Survive the Real Estate Bubble Burst
With a basic understanding of how the bond market works, and interest rates effect your bottom line, the answer is clear. The American economic situation is swaying back to center, after many capitalized on extremely low lending rates. The Federal Reserve Chairman, Alan Greenspan has committed to the strategy of raising the interest rates in “measured” quarter point increases. Why did this not translate into action for new home buyers? It should.
Many new home owners purchased a home with a highly leveraged loan, using Adjustable Rate Mortgages, Interest Only Loans, in order to buy a house that would otherwise come with a hefty monthly payment. These people are at the most risk of suffering when it comes to the real estate bubble problems. This non-traditional financing led many to purchase homes that will not be able to survive the payment adjustments from future rate increases.
If this sounds familiar, then it’s time to do some financial planning in order to fix the situation.
1) If you have an adjustable rate mortgage, call your loan broker and have him calculate what your exact payment would be, if you switch to a 30-Year fixed traditional loan. If he gives you a figure that you could never afford, you should think about selling your house, because that may be lower than what your payment will be in a year with your current loan.

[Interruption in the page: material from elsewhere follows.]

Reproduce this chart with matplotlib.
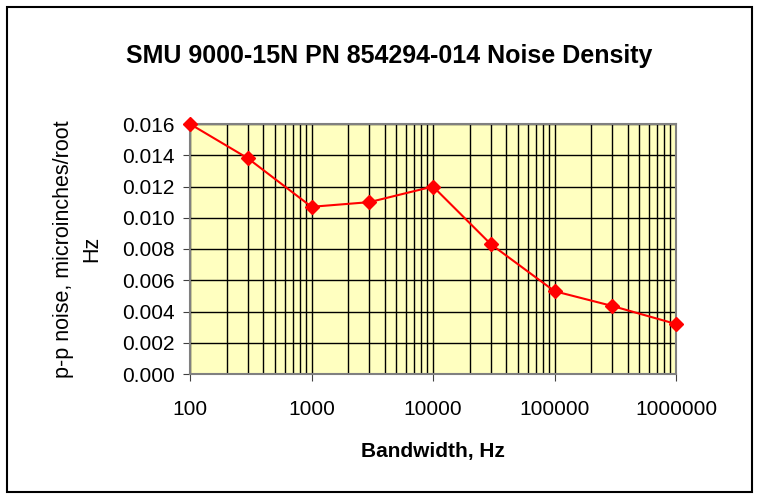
import matplotlib.pyplot as plt
from matplotlib.patches import Rectangle
from matplotlib.ticker import FixedLocator, LogLocator, NullFormatter

plt.rcParams['font.family'] = ['Liberation Sans', 'DejaVu Sans']

# Data
bandwidth_hz = [100, 300, 1000, 3000, 10000, 30000, 100000, 300000, 1000000]
noise = [0.0160, 0.0138, 0.0107, 0.0110, 0.0120, 0.0083, 0.0053, 0.00435, 0.0032]
x_ticks = [100, 1000, 10000, 100000, 1000000]
x_tick_labels = ["100", "1000", "10000", "100000", "1000000"]
y_ticks = [0.000, 0.002, 0.004, 0.006, 0.008, 0.010, 0.012, 0.014, 0.016]

fig = plt.figure(figsize=(7.6, 4.99), dpi=100)
ax = fig.add_axes([190 / 760, 1 - 374 / 499, (676 - 190) / 760, (374 - 124) / 499])

# black outer chart border
fig.patches.append(Rectangle((7 / 760, 7 / 499), 745 / 760, 485 / 499,
                             transform=fig.transFigure, fill=False,
                             edgecolor="black", linewidth=1.5))

ax.set_facecolor("#FFFFC0")
ax.plot(bandwidth_hz, noise, color="red", linewidth=1.5, marker="D",
        markersize=7, markerfacecolor="red", markeredgecolor="red",
        clip_on=False, zorder=3)

ax.set_xscale("log")
ax.set_xlim(100, 1000000)
ax.set_ylim(0, 0.016)
ax.xaxis.set_major_locator(FixedLocator(x_ticks))
ax.set_xticklabels(x_tick_labels)
ax.xaxis.set_minor_locator(LogLocator(base=10, subs=range(2, 10)))
ax.xaxis.set_minor_formatter(NullFormatter())
ax.set_yticks(y_ticks)
ax.set_yticklabels([f"{v:.3f}" for v in y_ticks])

ax.grid(True, which="major", axis="both", color="black", linewidth=1.0)
ax.grid(True, which="minor", axis="x", color="black", linewidth=1.0)
ax.set_axisbelow(True)
ax.tick_params(axis="y", which="major", labelsize=15, length=5,
               direction="out", color="#404040", pad=6)
ax.tick_params(axis="x", which="major", labelsize=15, length=5,
               direction="out", color="#404040", pad=14)
ax.tick_params(axis="x", which="minor", length=0)
for side in ["left", "bottom", "right", "top"]:
    ax.spines[side].set_color("#808080")
    ax.spines[side].set_linewidth(1.5)

ax.set_title("SMU 9000-15N PN 854294-014 Noise Density", fontsize=18,
             fontweight="bold", pad=44, x=0.41)
ax.set_xlabel("Bandwidth, Hz", fontsize=15, fontweight="bold", labelpad=16)
ax.set_ylabel("p-p noise, microinches/root\nHz", fontsize=15.5, labelpad=14,
              linespacing=1.45)

plt.savefig("out.png", dpi=100)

2) If you are renting, and thinking about buying, then make sure that you pay off credit cards, high interest loans, and save for a down payment of 20%.
3) If you already have a 30-Year fixed rate mortgage, then try to keep your house for the next 5 years, when it’s equity will eclipse or provide a great return again.
In general, if you own a home, and are allowed to pay on the interest quicker than what the loan terms have your payments measured to be, you will make more money, by paying less interest over the course of the loan, and generating more equity.